The Bloom Is Still On Tom Petty And The Heartbreakers
By Greg Kot
Chicago Tribune - August 2, 1999

Today's star becomes tomorrow's Huey Lewis and the News, and middle age eventually wilts all of our rock 'n' roll heroes. To which Tom Petty might say, "You don't know how it feels to be me."

In fact, Petty sang that exact line Saturday at the New World Music Theatre. He was in typically defiant form, his rail-thin frame leaning at a 45-degree angle to the microphone, blond hair falling across his face, a finger jutting at some unseen accuser, his left foot pounding the stage. It's a fashion-resistant stance that has served him for 23 years, and it's as resilient as the characters in his songs.

In a two-hour set, those characters kept digging in their heels: "Take back your insurance . . . take back Eddie Vedder, give 'em all someplace to go"; "I'll stand my ground/No, I won't back down"; "I got a room at the top of the world tonight/And I ain't comin' down." His female leads were equally defiant: the office worker in "Free Girl Now," the outlaw on the run in "Swingin'."

Petty delivered the news in a classic rock 'n' roll voice: a Southern drawl that dragged a half-step behind the beat, full of sly inflection that suggested the mellowness of someone who never just said "no" to the bong pipe. And yet it was a voice that broke off countless lines in a stray-cat yowl, as it scratched for breathing room amid the bristling guitars of the Heartbreakers.

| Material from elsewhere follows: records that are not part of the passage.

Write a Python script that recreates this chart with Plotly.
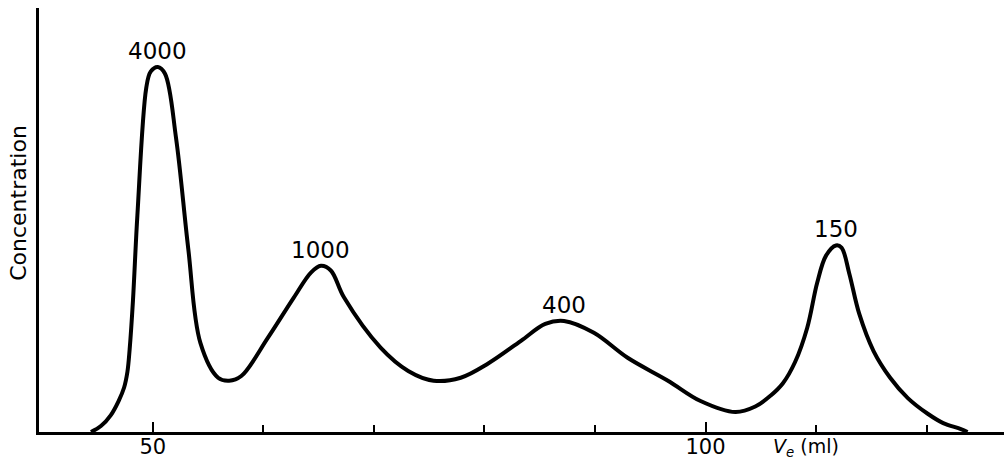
import numpy as np
import plotly.graph_objects as go

# Elution volume (ml) and concentration (arbitrary units)
ve_ml = [44.4, 45.3, 46.2, 46.9, 47.4, 47.7, 47.9, 48.2, 48.6, 49.4, 49.8, 50.45,
         51.1, 52.1, 53.2, 54.3, 55.9, 56.9, 58.0,
         60.4, 62.75, 64.3, 65.2, 66.1, 67.3, 70.6, 73.1, 75.4, 77.85, 80.3, 83.3, 85.5,
         87.2, 89.9, 92.95, 96.6, 99.55, 102.7, 104.5, 105.9, 107.0, 108.1, 109.2, 110.1,
         110.9, 111.8, 112.3, 113.0, 113.9, 115.2, 116.7, 118.3, 120.1,
         121.5, 123.1, 123.7]
concentration = [0.0, 1.4, 4.0, 7.3, 10.5, 14.2, 19.5, 31.0, 51.1, 81.1, 85.0, 86.1,
                 84.5, 69.3, 43.3, 21.0, 12.8, 12.1, 13.2,
                 22.2, 31.7, 37.6, 39.2, 38.1, 31.7, 19.9, 14.4, 12.1, 12.8, 16.1, 21.5, 25.5,
                 26.2, 23.4, 17.5, 12.1, 7.3, 4.7, 6.0, 8.6, 11.5, 16.5, 24.6, 35.2,
                 41.6, 44.0, 43.5, 37.4, 27.9, 19.1, 12.8, 8.0, 4.3,
                 2.1, 0.7, 0.0]

# Molecular-weight labels of the peaks, left to right
peak_labels = ["4000", "1000", "400", "150"]

x_major_ticks = [50, 100]
x_tick_labels = ["50", "100"]
x_minor_ticks = [60, 70, 80, 90, 110, 120]

FONT = "DejaVu Sans"

fig = go.Figure()
fig.add_trace(go.Scatter(
    x=ve_ml, y=concentration, mode="lines",
    line=dict(color="black", width=4, shape="spline", smoothing=1.0),
    hoverinfo="skip", showlegend=False,
))

c = np.array(concentration)
peaks = [i for i in range(1, len(c) - 1) if c[i] > c[i - 1] and c[i] >= c[i + 1]]
for lab, i in zip(peak_labels, peaks):
    fig.add_annotation(x=ve_ml[i], y=concentration[i], text=lab, showarrow=False,
                       yanchor="bottom", yshift=1,
                       font=dict(family=FONT, size=23, color="black"))

fig.add_annotation(x=0.795, xref="paper", y=-0.002, yref="paper",
                   text="<i>V<sub>e</sub></i> (ml)", showarrow=False,
                   xanchor="center", yanchor="top",
                   font=dict(family=FONT, size=19, color="black"))
fig.add_annotation(x=-0.022, xref="paper", y=0.54, yref="paper",
                   text="Concentration", textangle=-90, showarrow=False,
                   xanchor="center", yanchor="middle",
                   font=dict(family=FONT, size=22, color="black"))

fig.update_xaxes(
    range=[39.7, 127.0], showgrid=False, zeroline=False,
    showline=True, linecolor="black", linewidth=3,
    tickmode="array", tickvals=x_major_ticks, ticktext=x_tick_labels,
    ticks="inside", ticklen=10, tickwidth=2, tickcolor="black",
    ticklabelstandoff=-6,
    tickfont=dict(family=FONT, size=21, color="black"),
    minor=dict(tickmode="array", tickvals=x_minor_ticks, ticks="inside", ticklen=7,
               tickwidth=2, tickcolor="black", showgrid=False),
)
fig.update_yaxes(
    range=[0, 100], showgrid=False, zeroline=False, showticklabels=False,
    showline=True, linecolor="black", linewidth=3, ticks="",
)
fig.update_layout(
    width=1004, height=459,
    margin=dict(l=39, r=0, t=8, b=27),
    paper_bgcolor="white", plot_bgcolor="white",
)
fig.write_html("out.html")
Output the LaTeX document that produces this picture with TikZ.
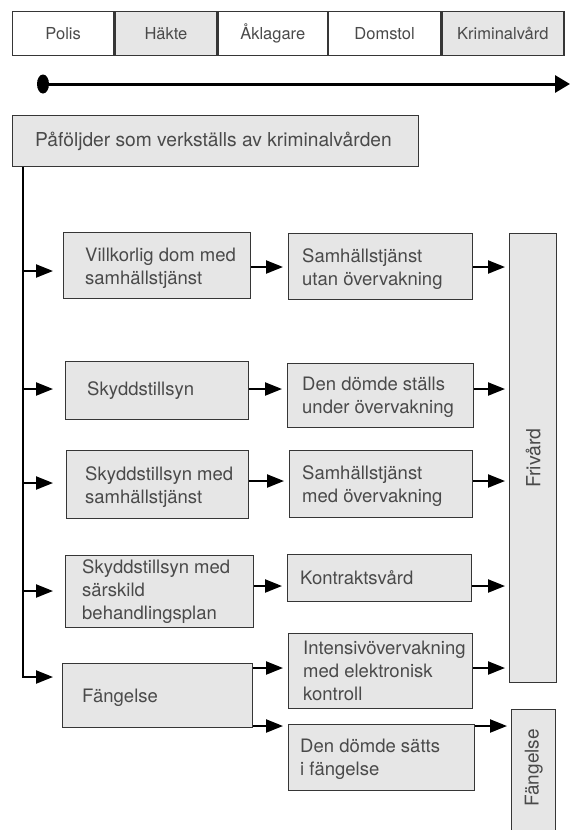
\documentclass[tikz,border=0pt]{standalone}
\usepackage{fontspec}
\setmainfont{TeX Gyre Heros}
\usepackage{xcolor}
\usepackage{tikz}
\usetikzlibrary{shapes.geometric}
\usetikzlibrary{positioning}
\usetikzlibrary{arrows.meta}

\definecolor{boxgray}{HTML}{E6E6E6}
\definecolor{edgegray}{HTML}{363636}
\definecolor{textgray}{HTML}{4A4A4A}

\tikzset{
  box/.style={draw=edgegray, fill=boxgray, line width=1.3pt, anchor=north west, inner sep=0pt, text=textgray},
  stage/.style={box, minimum height=44pt, font=\fontsize{16.5}{20}\selectfont},
  lbl/.style={align=left, inner sep=0pt, text=textgray, font=\fontsize{18.5}{23}\selectfont},
  arr/.style={-{Triangle[length=17pt,width=13pt]}, line width=2.2pt},
}

\begin{document}
\begin{tikzpicture}[x=1pt, y=-1pt]
  \useasboundingbox (0,0) rectangle (570,830);

  % stages
  \node [stage, fill=white, minimum width=101pt] (polis) at (12,11) {Polis};
  \node [stage, minimum width=102pt] (hakte) at (polis.north east) {Häkte};
  \node [stage, fill=white, minimum width=109pt] (aklagare) at (hakte.north east) {Åklagare};
  \node [stage, fill=white, minimum width=112pt] (domstol) at (aklagare.north east) {Domstol};
  \node [stage, minimum width=122pt] (krim) at (domstol.north east) {Kriminalvård};

  % time line
  \node [ellipse, fill=black, minimum width=12pt, minimum height=19pt, inner sep=0pt] (start) at (43,84) {};
  \coordinate (stop) at (570,84);
  \draw [-{Triangle[length=15pt,width=17pt]}, line width=3pt] (start.center) -- (stop);

  % title
  \node [box, minimum width=406pt, minimum height=51pt] (title) at (12,115) {};
  \node [lbl, right=23pt of title.west, font=\fontsize{19.2}{23}\selectfont] {Påföljder som verkställs av kriminalvården};

  % left column
  \node [box, minimum width=187pt, minimum height=66pt] (villkor) at (63,232) {};
  \node [lbl, right=22pt of villkor.west, yshift=-3pt] {Villkorlig dom med\\samhällstjänst};
  \node [box, minimum width=183pt, minimum height=58pt] (skydd) at (65,361) {};
  \node [lbl, right=22pt of skydd.west] {Skyddstillsyn};
  \node [box, minimum width=182pt, minimum height=68pt] (skyddsamh) at (66,450) {};
  \node [lbl, right=19pt of skyddsamh.west, yshift=-2pt] {Skyddstillsyn med\\samhällstjänst};
  \node [box, minimum width=188pt, minimum height=72pt] (sarskild) at (65,555) {};
  \node [lbl, right=17pt of sarskild.west] {Skyddstillsyn med\\särskild\\behandlingsplan};
  \node [box, minimum width=190pt, minimum height=64pt] (fangelse) at (62,663) {};
  \node [lbl, right=20pt of fangelse.west, yshift=-2pt] {Fängelse};

  % middle column
  \node [box, minimum width=184pt, minimum height=66pt] (samh) at (288,233) {};
  \node [lbl, right=14pt of samh.west, yshift=-2pt] {Samhällstjänst\\utan övervakning};
  \node [box, minimum width=186pt, minimum height=64pt] (stalls) at (287,363) {};
  \node [lbl, right=15pt of stalls.west, yshift=-2pt] {Den dömde ställs\\under övervakning};
  \node [box, minimum width=183pt, minimum height=67pt] (samhover) at (289,450) {};
  \node [lbl, right=13pt of samhover.west, yshift=-2pt] {Samhällstjänst\\med övervakning};
  \node [box, minimum width=184pt, minimum height=47pt] (kontrakt) at (287,554) {};
  \node [lbl, right=13pt of kontrakt.west] {Kontraktsvård};
  \node [box, minimum width=184pt, minimum height=75pt] (intensiv) at (288,633) {};
  \node [lbl, right=15pt of intensiv.west] {Intensivövervakning\\med elektronisk\\kontroll};
  \node [box, minimum width=186pt, minimum height=66pt] (satts) at (288,724) {};
  \node [lbl, right=12pt of satts.west, yshift=-2pt] {Den dömde sätts\\i fängelse};

  % right column
  \node [box, minimum width=47pt, minimum height=449pt, font=\fontsize{19.5}{23}\selectfont] (frivard) at (509,233) {\rotatebox{90}{Frivård}};
  \node [box, minimum width=44pt, minimum height=140pt] (anstalt) at (511,709) {};
  \node [lbl, below=59pt of anstalt.north, anchor=center, font=\fontsize{19}{23}\selectfont] {\rotatebox{90}{Fängelse}};

  % trunk
  \coordinate (top) at ([xshift=11pt]title.south west);
  \coordinate (b1) at (23,271);
  \coordinate (b2) at (23,389);
  \coordinate (b3) at (23,483);
  \coordinate (b4) at (23,591);
  \coordinate (b5) at (23,677);
  \draw [arr] (top) -- (b5) -- ++(30,0);
  \foreach \b in {b1,b2,b3,b4}
    \draw [arr] (\b) -- ++(30,0);

  % rows
  \coordinate (r1) at (0,267);
  \coordinate (r2) at (0,389);
  \coordinate (r3) at (0,481);
  \coordinate (r4) at (0,586);
  \coordinate (r5) at (0,668);
  \coordinate (r6) at (0,726);
  \foreach \a/\c/\r in {villkor/samh/r1, skydd/stalls/r2, skyddsamh/samhover/r3, sarskild/kontrakt/r4, fangelse/intensiv/r5, fangelse/satts/r6}
    \draw [arr, shorten >=5pt] (\a.east |- \r) -- (\c.west |- \r);
  \foreach \a/\r in {samh/r1, stalls/r2, samhover/r3, kontrakt/r4, intensiv/r5}
    \draw [arr, shorten >=4pt] (\a.east |- \r) -- (frivard.west |- \r);
  \draw [arr, shorten >=4pt] (satts.east |- r6) -- (anstalt.west |- r6);
\end{tikzpicture}
\end{document}
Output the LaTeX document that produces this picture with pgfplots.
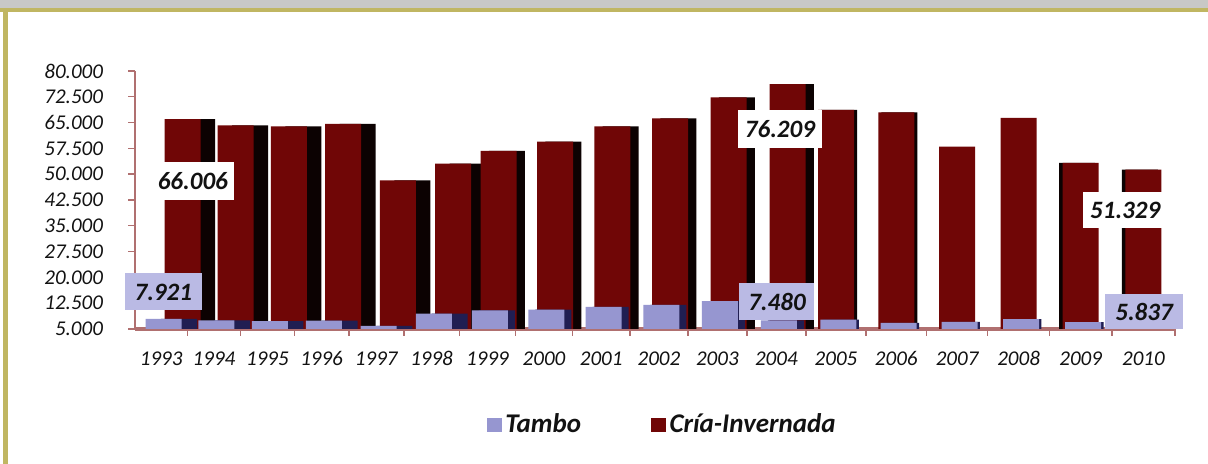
\documentclass[border=0pt]{standalone}
\usepackage{pgfplots}
\pgfplotsset{compat=1.18}
\usepackage{fontspec}
\setmainfont{Carlito}
\definecolor{cria}{RGB}{112,6,6}
\definecolor{criaside}{RGB}{12,2,2}
\definecolor{tambo}{RGB}{150,150,208}
\definecolor{tamboside}{RGB}{32,30,82}
\definecolor{boxlav}{RGB}{186,186,228}
\definecolor{axiscol}{RGB}{176,112,112}
\definecolor{olivec}{RGB}{192,182,98}
\definecolor{bandgray}{RGB}{200,200,198}
\definecolor{txt}{RGB}{18,18,18}
\begin{document}
\begin{tikzpicture}[x=1pt,y=1pt]
\useasboundingbox (0,0) rectangle (604,232);
\fill[white] (0,0) rectangle (604,232);
\fill[bandgray] (0,228) rectangle (604,232);
\fill[olivec] (0,225.8) rectangle (604,228.2);
\fill[olivec] (1.5,0) rectangle (4,228);
\begin{axis}[
  at={(67.5pt,67.5pt)}, anchor=south west,
  scale only axis, width=520pt, height=129pt,
  clip=false,
  xmin=1992.5, xmax=2010.5, ymin=5000, ymax=80000,
  x coord trafo/.code={\pgfmathparse{135+52.22*(#1-1992.5)+0.3086*(#1-1992.5)*(#1-1992.5)}},
  axis lines*=left,
  axis line style={axiscol, line width=0.8pt},
  x axis line style={line width=1.6pt},
  tick align=outside, major tick length=3.5pt,
  tick style={axiscol, line width=0.7pt},
  xtick={1993.5,1994.5,1995.5,1996.5,1997.5,1998.5,1999.5,2000.5,2001.5,2002.5,2003.5,2004.5,2005.5,2006.5,2007.5,2008.5,2009.5,2010.5},
  xticklabels={},
  extra x ticks={1993,1994,1995,1996,1997,1998,1999,2000,2001,2002,2003,2004,2005,2006,2007,2008,2009,2010},
  extra x tick labels={1993,1994,1995,1996,1997,1998,1999,2000,2001,2002,2003,2004,2005,2006,2007,2008,2009,2010},
  extra x tick style={major tick length=0pt, tick style={draw=none},
     xticklabel style={font=\itshape\fontsize{10.5}{12}\selectfont, text=txt, anchor=north,
       text height=7pt, text depth=0pt, yshift=-7.5pt}},
  ytick={5000,12500,20000,27500,35000,42500,50000,57500,65000,72500,80000},
  scaled y ticks=false,
  yticklabel style={font=\itshape\fontsize{10.5}{12}\selectfont, text=txt, xshift=-9pt,
     /pgf/number format/fixed, /pgf/number format/precision=0,
     /pgf/number format/1000 sep={.}, /pgf/number format/assume math mode=true},
  legend style={at={(0.508,-0.372)}, anchor=center, draw=none, fill=none,
     font=\bfseries\itshape\fontsize{13.5}{15}\selectfont, text=txt,
     /tikz/every even column/.append style={column sep=33pt}},
  legend columns=2,
]
% --- Cria-Invernada: dark side faces (behind)
\addplot[ybar, bar width=18pt, bar shift=18pt, fill=criaside, draw=none, forget plot]
  coordinates {(1993,66006) (1994,64200) (1995,63900) (1996,64600) (1997,48200) (1998,53100)};
\addplot[ybar, bar width=18pt, bar shift=9.7pt, fill=criaside, draw=none, forget plot]
  coordinates {(1999,56800) (2000,59500) (2001,63900) (2002,66200) (2003,72300) (2004,76209)};
\addplot[ybar, bar width=18pt, bar shift=1.6pt, fill=criaside, draw=none, forget plot]
  coordinates {(2005,68700) (2006,68000)};
\addplot[ybar, bar width=18pt, bar shift=-1.8pt, fill=criaside, draw=none, forget plot]
  coordinates {(2009,53300) (2010,51329)};
% --- Cria-Invernada: front faces
\addplot[ybar, bar width=18pt, bar shift=10.75pt, fill=cria, draw=none, forget plot]
  coordinates {(1993,66006) (1994,64200) (1995,63900) (1996,64600) (1997,48200) (1998,53100)};
\addplot[ybar, bar width=18pt, bar shift=5.6pt, fill=cria, draw=none, forget plot]
  coordinates {(1999,56800) (2000,59500) (2001,63900) (2002,66200) (2003,72300) (2004,76209)};
\addplot[ybar, bar width=18pt, bar shift=0pt, fill=cria, draw=none, forget plot]
  coordinates {(2005,68700) (2006,68000) (2007,58000) (2008,66400) (2009,53300) (2010,51329)};
% --- Tambo: dark side faces
\addplot[ybar, bar width=18pt, bar shift=9pt, fill=tamboside, draw=none, forget plot]
  coordinates {(1993,7921) (1994,7500) (1995,7300) (1996,7400) (1997,5900) (1998,9500)};
\addplot[ybar, bar width=18pt, bar shift=4.7pt, fill=tamboside, draw=none, forget plot]
  coordinates {(1999,10400) (2000,10600) (2001,11400) (2002,12000) (2003,13100) (2004,7480)};
\addplot[ybar, bar width=18pt, bar shift=2.4pt, fill=tamboside, draw=none, forget plot]
  coordinates {(2005,7700) (2006,6800) (2007,7100) (2008,7900) (2009,7000) (2010,5837)};
% --- Tambo: front faces
\addplot[ybar, bar width=18pt, bar shift=1.2pt, fill=tambo, draw=none, forget plot]
  coordinates {(1993,7921) (1994,7500) (1995,7300) (1996,7400) (1997,5900) (1998,9500)
               (1999,10400) (2000,10600) (2001,11400) (2002,12000) (2003,13100) (2004,7480)
               (2005,7700) (2006,6800) (2007,7100) (2008,7900) (2009,7000) (2010,5837)};
% --- value labels
\tikzset{vlab/.style={font=\bfseries\itshape\fontsize{12.5}{14}\selectfont, text=txt, inner sep=0pt, minimum height=19pt}}
\node[vlab, fill=white, minimum width=41.5pt] at (axis cs:1993.60,48024) {66.006};
\node[vlab, fill=boxlav, minimum width=38.5pt, minimum height=18.5pt] at (axis cs:1993.04,15756) {7.921};
\node[vlab, fill=white, minimum width=42pt] at (axis cs:2004.06,63140) {76.209};
\node[vlab, fill=boxlav, minimum width=37.5pt, minimum height=18.5pt] at (axis cs:2004.01,12849) {7.480};
\node[vlab, fill=white, minimum width=42pt, minimum height=18pt] at (axis cs:2009.71,39593) {51.329};
\node[vlab, fill=boxlav, minimum width=39pt, minimum height=17.5pt] at (axis cs:2010.01,9942) {5.837};
% --- legend
\addlegendimage{legend image code/.code={\fill[tambo] (0pt,-3.4pt) rectangle (6.8pt,3.4pt);}}
\addlegendentry{Tambo}
\addlegendimage{legend image code/.code={\fill[cria] (0pt,-3.4pt) rectangle (6.8pt,3.4pt);}}
\addlegendentry{Cría-Invernada}
\end{axis}
\end{tikzpicture}
\end{document}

The singer's longtime backing band uncharacteristically broke free for a few jamming sprees, notably on an extended version of "It's Good to be King" and a surf instrumental, both built around the soloing of Mike Campbell. The guitarist is a master of the indelible riff, the melodic fill, a counterpuncher rather than a flashy leader. So he was out of his element in the longer pieces, and drummer Steve Ferrone proved to be the more adept improviser.

But when the Heartbreakers clung closely to the songs, they were a faultless machine -- a band that knows the value not only of flooring it in fifth gear but of laying back and letting the melodies breathe. This was particularly true of Benmont Tench, who favored each song with just the right combination of keyboard textures.

Petty surveyed his dozen virtually interchangeable albums, the consistency of his songwriting allowing him to exclude such obvious hits as "Refugee," "The Waiting" and "American Girl" without losing stride. There were touches of blissfully brain-dead-and-proud-of-it garage-rock in the arrangements for "Free Girl Now" and "I Don't Wanna Fight," with Campbell taking a rare lead vocal; and hushed, drummer-less acoustic versions of "I Won't Back Down" and "Walls." But mostly the music flowed from the holy trinity of Dylan, the Byrds and the Stones -- honoring the classic-rock tradition with memorable songs about hardy characters who don't owe their existence to a Gap ad.

It would be easy to take Petty for granted. He doesn't keep reinventing himself like many artists who have had similarly long and respected careers. And the goofy between-songs patter suggests he's just an amiable hayseed fronting a decent bar band. But the songs refuse to fade. Instead, their heart becomes more apparent with each passing year.